A new monograph from the International Center on Nonviolent Conflict explores the potential for sustained and organized civil resistance via noncooperation, self-organization, and disruption in the Colombian civil war context. In case you missed it, check out Oliver Kaplan’s related interview with a local Colombian peacebuilder from earlier this week.

Despite Hamas’ ascent to the helm of the quasi-state of Gaza, Daniel Byman argues that Israel’s 2005 withdrawal from the territory should be considered a success in many ways.

Abdi Warsame, a Somali city councilor in Minneapolis, is working to offer the Somali youth off more opportunity, but also isn’t letting them off the hook of personal responsibility—he led a similar life, and believes his story offers them a narrative of hope in the face of the Islamic State’s recruitment efforts.

The Chinese and Egyptians apparently couldn’t be farther apart on gender inequality—Chinese immigrants and business people in Egypt indicate that the subordinate status of women in Egypt is a significant problem in developing an industrious workforce, and inhibits modernization. Nevertheless, China is still grappling with serious gender and sexuality issues at home, explored in this symposium.

Is Poland a buffer state for the West, a second-class ally? Poland’s President Duda charged NATO with these allegations, in hopes of gaining a permanent NATO military presence in the country.

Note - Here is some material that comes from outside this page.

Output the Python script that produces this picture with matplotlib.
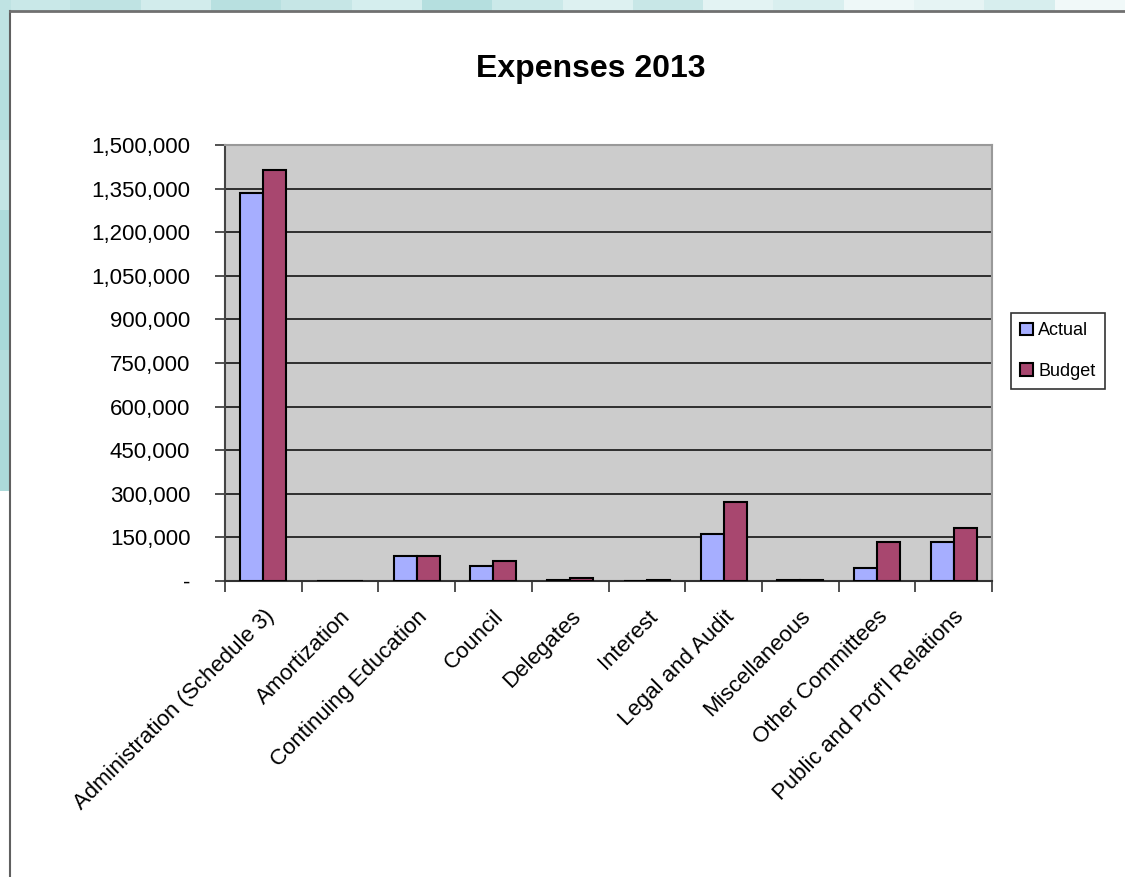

Is U.S. aid to Egypt at a rate of $1.3B annually illegal based on the Leahy law, which prohibits aid to military units that have committed human rights abuses? Senator Leahy himself challenged the Secretary of State on the matter, citing the Department of State’s own report on unlawful killings by Egyptian security forces. Some lawyers, however, disagree—the transgressions not being associated with a specific unit.